Messagepar MANÉ Diégo sur 08 Mar 2011, 00:11

En "grattant" sur les Ordres de Bataille de Polotsk en août 1812 je suis tombé sur un passage des "Mémoires" de Marbot (page 109 T3) qui semble avoir été écrit pour répondre à ce post :

"Le 16 août... l'armée russe, forte de soixante et quelque mille hommes, vint attaquer Oudinot, qui, en comptant le corps bavarois amené par Saint-Cyr, avait sous ses ordres 52,000 combattants. En toute autre circonstance et dans les guerres ordinaires, un engagement entre 112,000 hommes aurait pris le nom de bataille, dont la perte ou le gain aurait eu d'immenses résultats; mais en 1812, le chiffre des troupes des armées belligérantes s'élevant à 600,000 ou 700,000 hommes, une collision entre 100,000 guerriers n'était qu'un combat ! C'est donc ainsi qu'on désigne l'affaire qui eut lieu sous Polotsk, entre les troupes russes et le corps du maréchal Oudinot."
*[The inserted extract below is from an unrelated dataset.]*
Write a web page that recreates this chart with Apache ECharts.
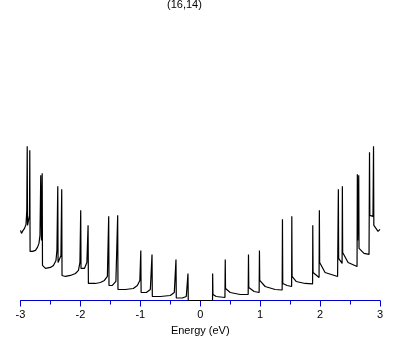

Et donc on désignait ainsi l'affaire à l'époque... mais on ne le fait plus aujourd'hui puisqu'il s'agit pour tout le monde d'une "bataille". Les temps ont changé ?

Petite correction sur les chiffres de Marbot. Si Oudinot disposait, en réalité, de près de 40,000 hommes à Polotsk, Wittgenstein n'en avait au plus que 24,000, mais cela ne change pas le raisonnement.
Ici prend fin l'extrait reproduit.